Written problem: Return the lines that follow, exactly as they appear, from the first through the one containing "const toPoints = (xs, ys)"; no pictures are to be included.

Data block:
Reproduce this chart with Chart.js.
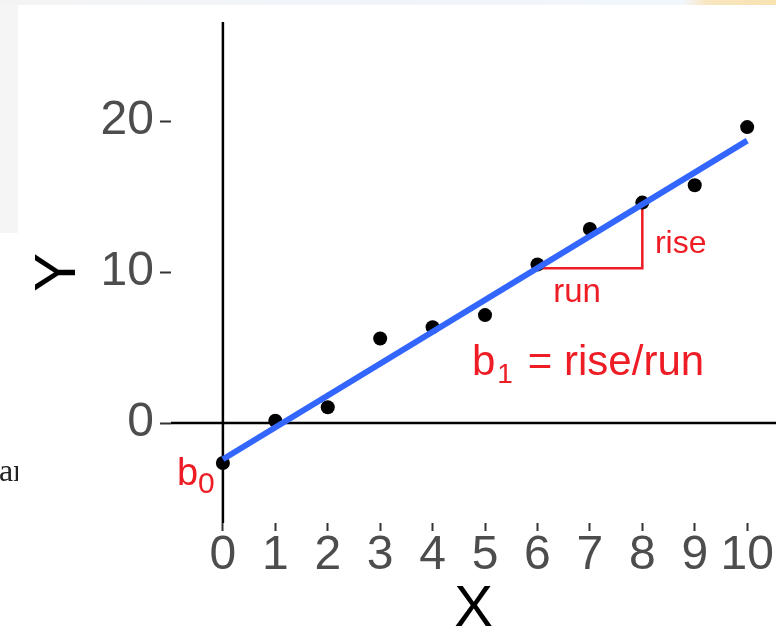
<!DOCTYPE html>
<html>
<head>
<meta charset="utf-8">
<script src="https://cdn.jsdelivr.net/npm/chart.js@4.4.1/dist/chart.umd.min.js"></script>
<style>
  html, body { margin: 0; padding: 0; background: #fff; }
  canvas { display: block; }
</style>
</head>
<body>
<canvas id="regression" width="776" height="639"></canvas>
<script>
// observations
const xValues = [0, 1, 2, 3, 4, 5, 6, 7, 8, 9, 10];
const yValues = [-2.65, 0.15, 1.05, 5.6, 6.35, 7.15, 10.5, 12.85, 14.6, 15.75, 19.6];

// fitted line end points
const fitX = [0, 10];
const fitY = [-2.4, 18.7];

// rise / run triangle under the line
const triX = [6, 8, 8];
const triY = [10.25, 10.25, 14.5];

const xTicks = [0, 1, 2, 3, 4, 5, 6, 7, 8, 9, 10];
const yTicks = [0, 10, 20];

const xMin = -0.99, xMax = 10.55;
const yMin = -6.62, yMax = 26.56;

const sans = "'Liberation Sans', Arial, sans-serif";
const red = '#ee1c25';

const toPoints = (xs, ys) => xs.map((v, i) => ({x: v, y: ys[i]}));

const backdrop = {
    id: 'backdrop',
    beforeDraw(chart) {
        const {ctx, width, height} = chart;
        ctx.save();
        ctx.fillStyle = '#fff';
        ctx.fillRect(0, 0, width, height);
        ctx.fillStyle = '#f5f5f5';
        ctx.fillRect(0, 0, 18, 233);
        const band = ctx.createLinearGradient(0, 0, width, 0);
        band.addColorStop(0, '#f4f4f4');
        band.addColorStop(0.5, '#f0f4fa');
        band.addColorStop(0.88, '#f2f6fd');
        band.addColorStop(0.91, '#f8e6c0');
        band.addColorStop(1, '#f8e2b0');
        ctx.fillStyle = band;
        ctx.fillRect(0, 0, width, 5);
        // scrap of page text at the left edge
        ctx.beginPath();
        ctx.rect(0, 440, 18, 60);
        ctx.clip();
        ctx.fillStyle = '#222';
        ctx.font = "32px 'Liberation Serif', serif";
        ctx.fillText('ar', -1, 481);
        ctx.restore();
    }
};

const labels = {
    id: 'labels',
    afterDatasetsDraw(chart) {
        const {ctx, scales: {x, y}} = chart;
        ctx.save();
        ctx.fillStyle = red;
        ctx.textBaseline = 'alphabetic';
        const put = (text, px, py, size) => {
            ctx.font = size + 'px ' + sans;
            ctx.fillText(text, px, py);
            return px + ctx.measureText(text).width;
        };
        put('rise', x.getPixelForValue(8.24), y.getPixelForValue(11.26), 32);
        put('run', x.getPixelForValue(6.3), y.getPixelForValue(8.0), 33);

        let px = x.getPixelForValue(4.75);
        let py = y.getPixelForValue(3.19);
        px = put('b', px, py, 42);
        px = put('1', px + 2, py + 8, 28);
        put('= rise/run', px + 15, py, 42);

        px = x.getPixelForValue(-0.876);
        py = y.getPixelForValue(-4.1);
        px = put('b', px, py, 38);
        put('0', px, py + 8, 30);
        ctx.restore();
    }
};

const ctx = document.getElementById('regression').getContext('2d');
new Chart(ctx, {
    type: 'scatter',
    data: {
        datasets: [{
            type: 'line',
            data: toPoints(fitX, fitY),
            borderColor: '#3366ff',
            borderWidth: 6,
            pointRadius: 0,
            order: 0
        }, {
            data: toPoints(xValues, yValues),
            backgroundColor: '#000',
            borderWidth: 0,
            pointRadius: 7,
            order: 1
        }, {
            type: 'line',
            data: toPoints(triX, triY),
            borderColor: red,
            borderWidth: 2.5,
            pointRadius: 0,
            order: 2
        }, {
            // y = 0 and x = 0 reference lines
            type: 'line',
            data: toPoints([xMin, xMax], [0, 0]),
            borderColor: '#000',
            borderWidth: 2.5,
            pointRadius: 0,
            order: 3
        }, {
            type: 'line',
            data: toPoints([0, 0], [yMin, yMax]),
            borderColor: '#000',
            borderWidth: 2.5,
            pointRadius: 0,
            order: 3
        }]
    },
    options: {
        responsive: false,
        animation: false,
        layout: {
            autoPadding: false,
            padding: {top: 22, right: 0, bottom: 0, left: 0}
        },
        scales: {
            x: {
                type: 'linear',
                min: xMin,
                max: xMax,
                afterBuildTicks: (scale) => { scale.ticks = xTicks.map(v => ({value: v})); },
                afterFit: (scale) => {
                    scale.height = 116;
                    scale.paddingLeft = 0;
                    scale.paddingRight = 0;
                },
                border: {display: false},
                grid: {
                    drawOnChartArea: false,
                    tickLength: 8,
                    tickWidth: 2,
                    tickColor: '#333'
                },
                ticks: {
                    color: '#4d4d4d',
                    padding: 1,
                    maxRotation: 0,
                    autoSkip: false,
                    font: {family: sans, size: 48, lineHeight: 1}
                },
                title: {
                    display: true,
                    text: 'X',
                    color: '#000',
                    padding: {top: 0, bottom: 0},
                    font: {family: sans, size: 58, lineHeight: 1}
                }
            },
            y: {
                type: 'linear',
                min: yMin,
                max: yMax,
                afterBuildTicks: (scale) => { scale.ticks = yTicks.map(v => ({value: v})); },
                afterFit: (scale) => {
                    scale.width = 171;
                    scale.paddingTop = 0;
                    scale.paddingBottom = 0;
                },
                border: {display: false},
                grid: {
                    drawOnChartArea: false,
                    tickLength: 11,
                    tickWidth: 2,
                    tickColor: '#333'
                },
                ticks: {
                    color: '#4d4d4d',
                    padding: 6,
                    font: {family: sans, size: 48}
                },
                title: {
                    display: true,
                    text: 'Y',
                    color: '#000',
                    padding: {top: 24, bottom: 0},
                    font: {family: sans, size: 58}
                }
            }
        },
        plugins: {
            legend: {display: false},
            tooltip: {enabled: false}
        }
    },
    plugins: [backdrop, labels]
});
</script>
</body>
</html>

Solution:
Reproduce this chart with Chart.js.
<!DOCTYPE html>
<html>
<head>
<meta charset="utf-8">
<script src="https://cdn.jsdelivr.net/npm/chart.js@4.4.1/dist/chart.umd.min.js"></script>
<style>
  html, body { margin: 0; padding: 0; background: #fff; }
  canvas { display: block; }
</style>
</head>
<body>
<canvas id="regression" width="776" height="639"></canvas>
<script>
// observations
const xValues = [0, 1, 2, 3, 4, 5, 6, 7, 8, 9, 10];
const yValues = [-2.65, 0.15, 1.05, 5.6, 6.35, 7.15, 10.5, 12.85, 14.6, 15.75, 19.6];

// fitted line end points
const fitX = [0, 10];
const fitY = [-2.4, 18.7];

// rise / run triangle under the line
const triX = [6, 8, 8];
const triY = [10.25, 10.25, 14.5];

const xTicks = [0, 1, 2, 3, 4, 5, 6, 7, 8, 9, 10];
const yTicks = [0, 10, 20];

const xMin = -0.99, xMax = 10.55;
const yMin = -6.62, yMax = 26.56;

const sans = "'Liberation Sans', Arial, sans-serif";
const red = '#ee1c25';

const toPoints = (xs, ys) => xs.map((v, i) => ({x: v, y: ys[i]}));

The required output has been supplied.